PROVIDED MATERIAL »

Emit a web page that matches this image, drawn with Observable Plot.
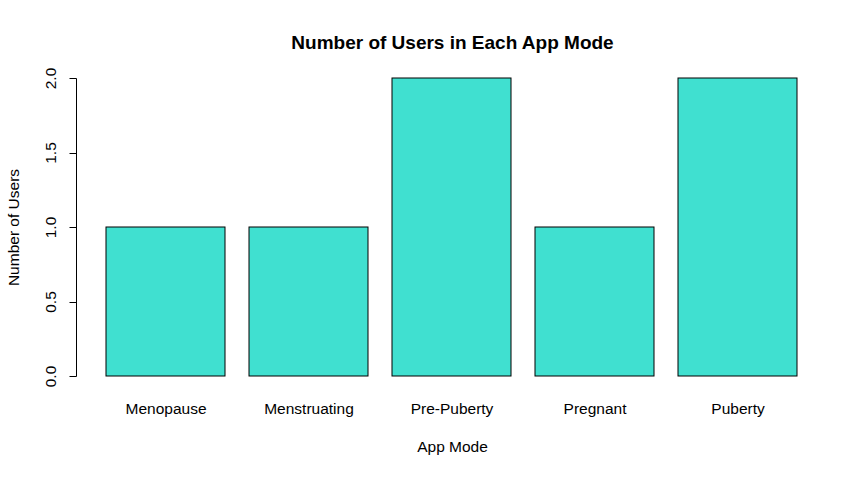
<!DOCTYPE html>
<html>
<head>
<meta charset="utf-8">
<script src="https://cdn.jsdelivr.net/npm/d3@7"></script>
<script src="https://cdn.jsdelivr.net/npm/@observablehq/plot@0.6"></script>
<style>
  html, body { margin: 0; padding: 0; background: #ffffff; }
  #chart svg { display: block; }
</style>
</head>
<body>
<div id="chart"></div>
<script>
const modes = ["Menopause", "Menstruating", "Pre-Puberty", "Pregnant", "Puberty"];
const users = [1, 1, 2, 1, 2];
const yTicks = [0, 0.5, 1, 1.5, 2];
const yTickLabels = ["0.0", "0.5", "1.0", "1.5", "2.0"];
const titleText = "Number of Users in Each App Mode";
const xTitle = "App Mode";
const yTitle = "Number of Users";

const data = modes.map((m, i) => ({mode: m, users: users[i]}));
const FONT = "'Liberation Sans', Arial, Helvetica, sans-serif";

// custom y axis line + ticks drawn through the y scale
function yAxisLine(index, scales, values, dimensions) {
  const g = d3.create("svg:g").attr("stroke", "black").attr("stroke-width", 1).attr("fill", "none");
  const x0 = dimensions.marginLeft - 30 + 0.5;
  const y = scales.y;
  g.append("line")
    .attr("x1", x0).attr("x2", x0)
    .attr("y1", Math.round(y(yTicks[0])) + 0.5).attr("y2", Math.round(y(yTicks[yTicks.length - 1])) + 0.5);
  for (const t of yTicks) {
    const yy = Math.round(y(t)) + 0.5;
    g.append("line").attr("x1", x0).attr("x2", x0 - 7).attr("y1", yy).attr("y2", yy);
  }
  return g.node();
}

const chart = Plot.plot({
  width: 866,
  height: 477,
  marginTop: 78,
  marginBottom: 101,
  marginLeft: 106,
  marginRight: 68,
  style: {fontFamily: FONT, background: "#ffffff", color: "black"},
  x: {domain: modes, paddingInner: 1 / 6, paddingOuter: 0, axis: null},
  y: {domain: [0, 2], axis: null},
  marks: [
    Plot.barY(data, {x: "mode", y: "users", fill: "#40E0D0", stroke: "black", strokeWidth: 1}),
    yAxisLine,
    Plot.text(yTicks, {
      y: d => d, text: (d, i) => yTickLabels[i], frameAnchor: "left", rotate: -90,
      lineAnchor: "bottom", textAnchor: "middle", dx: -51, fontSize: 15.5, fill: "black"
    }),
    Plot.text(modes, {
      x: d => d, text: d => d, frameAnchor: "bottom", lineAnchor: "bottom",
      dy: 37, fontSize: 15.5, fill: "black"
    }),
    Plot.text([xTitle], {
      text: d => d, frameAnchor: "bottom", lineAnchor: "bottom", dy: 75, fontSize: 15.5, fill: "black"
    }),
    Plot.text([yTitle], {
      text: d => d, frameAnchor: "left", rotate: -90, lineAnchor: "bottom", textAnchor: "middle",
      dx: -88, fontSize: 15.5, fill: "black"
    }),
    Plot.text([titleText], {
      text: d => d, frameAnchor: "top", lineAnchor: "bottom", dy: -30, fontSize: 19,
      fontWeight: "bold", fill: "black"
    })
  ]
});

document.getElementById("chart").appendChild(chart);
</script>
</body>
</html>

WORK INSTRUCTIONS » Leaving the pictures aside, transcribe the entire listing exactly.

EXERCISE RESPONSE »
Emit a web page that matches this image, drawn with Observable Plot.
<!DOCTYPE html>
<html>
<head>
<meta charset="utf-8">
<script src="https://cdn.jsdelivr.net/npm/d3@7"></script>
<script src="https://cdn.jsdelivr.net/npm/@observablehq/plot@0.6"></script>
<style>
  html, body { margin: 0; padding: 0; background: #ffffff; }
  #chart svg { display: block; }
</style>
</head>
<body>
<div id="chart"></div>
<script>
const modes = ["Menopause", "Menstruating", "Pre-Puberty", "Pregnant", "Puberty"];
const users = [1, 1, 2, 1, 2];
const yTicks = [0, 0.5, 1, 1.5, 2];
const yTickLabels = ["0.0", "0.5", "1.0", "1.5", "2.0"];
const titleText = "Number of Users in Each App Mode";
const xTitle = "App Mode";
const yTitle = "Number of Users";

const data = modes.map((m, i) => ({mode: m, users: users[i]}));
const FONT = "'Liberation Sans', Arial, Helvetica, sans-serif";

// custom y axis line + ticks drawn through the y scale
function yAxisLine(index, scales, values, dimensions) {
  const g = d3.create("svg:g").attr("stroke", "black").attr("stroke-width", 1).attr("fill", "none");
  const x0 = dimensions.marginLeft - 30 + 0.5;
  const y = scales.y;
  g.append("line")
    .attr("x1", x0).attr("x2", x0)
    .attr("y1", Math.round(y(yTicks[0])) + 0.5).attr("y2", Math.round(y(yTicks[yTicks.length - 1])) + 0.5);
  for (const t of yTicks) {
    const yy = Math.round(y(t)) + 0.5;
    g.append("line").attr("x1", x0).attr("x2", x0 - 7).attr("y1", yy).attr("y2", yy);
  }
  return g.node();
}

const chart = Plot.plot({
  width: 866,
  height: 477,
  marginTop: 78,
  marginBottom: 101,
  marginLeft: 106,
  marginRight: 68,
  style: {fontFamily: FONT, background: "#ffffff", color: "black"},
  x: {domain: modes, paddingInner: 1 / 6, paddingOuter: 0, axis: null},
  y: {domain: [0, 2], axis: null},
  marks: [
    Plot.barY(data, {x: "mode", y: "users", fill: "#40E0D0", stroke: "black", strokeWidth: 1}),
    yAxisLine,
    Plot.text(yTicks, {
      y: d => d, text: (d, i) => yTickLabels[i], frameAnchor: "left", rotate: -90,
      lineAnchor: "bottom", textAnchor: "middle", dx: -51, fontSize: 15.5, fill: "black"
    }),
    Plot.text(modes, {
      x: d => d, text: d => d, frameAnchor: "bottom", lineAnchor: "bottom",
      dy: 37, fontSize: 15.5, fill: "black"
    }),
    Plot.text([xTitle], {
      text: d => d, frameAnchor: "bottom", lineAnchor: "bottom", dy: 75, fontSize: 15.5, fill: "black"
    }),
    Plot.text([yTitle], {
      text: d => d, frameAnchor: "left", rotate: -90, lineAnchor: "bottom", textAnchor: "middle",
      dx: -88, fontSize: 15.5, fill: "black"
    }),
    Plot.text([titleText], {
      text: d => d, frameAnchor: "top", lineAnchor: "bottom", dy: -30, fontSize: 19,
      fontWeight: "bold", fill: "black"
    })
  ]
});

document.getElementById("chart").appendChild(chart);
</script>
</body>
</html>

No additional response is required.